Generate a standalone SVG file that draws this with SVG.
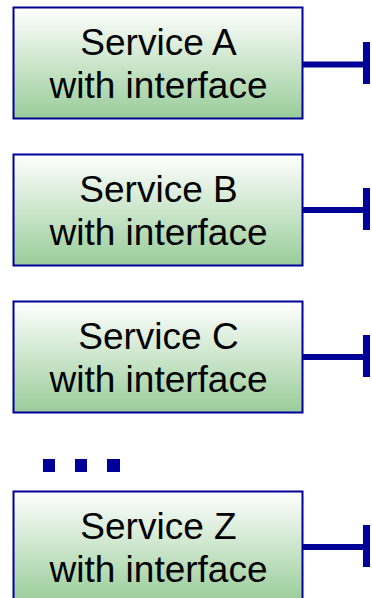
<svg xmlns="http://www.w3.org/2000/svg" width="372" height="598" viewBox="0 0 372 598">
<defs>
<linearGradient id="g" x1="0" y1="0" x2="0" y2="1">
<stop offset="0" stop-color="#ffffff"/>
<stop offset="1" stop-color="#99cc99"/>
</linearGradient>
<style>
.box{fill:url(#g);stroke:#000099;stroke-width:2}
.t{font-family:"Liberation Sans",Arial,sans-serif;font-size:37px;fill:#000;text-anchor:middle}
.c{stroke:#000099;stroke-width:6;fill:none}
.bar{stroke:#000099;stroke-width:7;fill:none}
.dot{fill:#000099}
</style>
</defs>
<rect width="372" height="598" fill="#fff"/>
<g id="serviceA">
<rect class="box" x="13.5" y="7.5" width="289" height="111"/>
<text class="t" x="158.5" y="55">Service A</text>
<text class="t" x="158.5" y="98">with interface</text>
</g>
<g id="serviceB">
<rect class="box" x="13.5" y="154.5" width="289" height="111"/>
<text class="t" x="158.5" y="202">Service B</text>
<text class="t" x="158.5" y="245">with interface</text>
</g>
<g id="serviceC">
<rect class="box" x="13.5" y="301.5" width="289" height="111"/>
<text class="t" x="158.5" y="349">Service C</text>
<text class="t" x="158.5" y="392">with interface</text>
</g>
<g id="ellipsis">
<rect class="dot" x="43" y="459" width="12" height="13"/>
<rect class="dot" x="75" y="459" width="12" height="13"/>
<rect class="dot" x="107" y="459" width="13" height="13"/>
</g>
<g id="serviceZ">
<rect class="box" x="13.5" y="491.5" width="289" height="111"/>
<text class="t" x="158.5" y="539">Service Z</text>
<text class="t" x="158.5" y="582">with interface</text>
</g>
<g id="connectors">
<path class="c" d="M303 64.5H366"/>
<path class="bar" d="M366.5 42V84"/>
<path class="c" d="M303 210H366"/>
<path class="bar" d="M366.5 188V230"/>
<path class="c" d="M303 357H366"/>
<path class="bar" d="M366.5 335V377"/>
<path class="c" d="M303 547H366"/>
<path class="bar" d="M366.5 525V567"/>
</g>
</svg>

::::::::::

* _Task details_
Leave the images out and output the remaining material exactly as it stands.

* _Final answer_
Generate a standalone SVG file that draws this with SVG.
<svg xmlns="http://www.w3.org/2000/svg" width="372" height="598" viewBox="0 0 372 598">
<defs>
<linearGradient id="g" x1="0" y1="0" x2="0" y2="1">
<stop offset="0" stop-color="#ffffff"/>
<stop offset="1" stop-color="#99cc99"/>
</linearGradient>
<style>
.box{fill:url(#g);stroke:#000099;stroke-width:2}
.t{font-family:"Liberation Sans",Arial,sans-serif;font-size:37px;fill:#000;text-anchor:middle}
.c{stroke:#000099;stroke-width:6;fill:none}
.bar{stroke:#000099;stroke-width:7;fill:none}
.dot{fill:#000099}
</style>
</defs>
<rect width="372" height="598" fill="#fff"/>
<g id="serviceA">
<rect class="box" x="13.5" y="7.5" width="289" height="111"/>
<text class="t" x="158.5" y="55">Service A</text>
<text class="t" x="158.5" y="98">with interface</text>
</g>
<g id="serviceB">
<rect class="box" x="13.5" y="154.5" width="289" height="111"/>
<text class="t" x="158.5" y="202">Service B</text>
<text class="t" x="158.5" y="245">with interface</text>
</g>
<g id="serviceC">
<rect class="box" x="13.5" y="301.5" width="289" height="111"/>
<text class="t" x="158.5" y="349">Service C</text>
<text class="t" x="158.5" y="392">with interface</text>
</g>
<g id="ellipsis">
<rect class="dot" x="43" y="459" width="12" height="13"/>
<rect class="dot" x="75" y="459" width="12" height="13"/>
<rect class="dot" x="107" y="459" width="13" height="13"/>
</g>
<g id="serviceZ">
<rect class="box" x="13.5" y="491.5" width="289" height="111"/>
<text class="t" x="158.5" y="539">Service Z</text>
<text class="t" x="158.5" y="582">with interface</text>
</g>
<g id="connectors">
<path class="c" d="M303 64.5H366"/>
<path class="bar" d="M366.5 42V84"/>
<path class="c" d="M303 210H366"/>
<path class="bar" d="M366.5 188V230"/>
<path class="c" d="M303 357H366"/>
<path class="bar" d="M366.5 335V377"/>
<path class="c" d="M303 547H366"/>
<path class="bar" d="M366.5 525V567"/>
</g>
</svg>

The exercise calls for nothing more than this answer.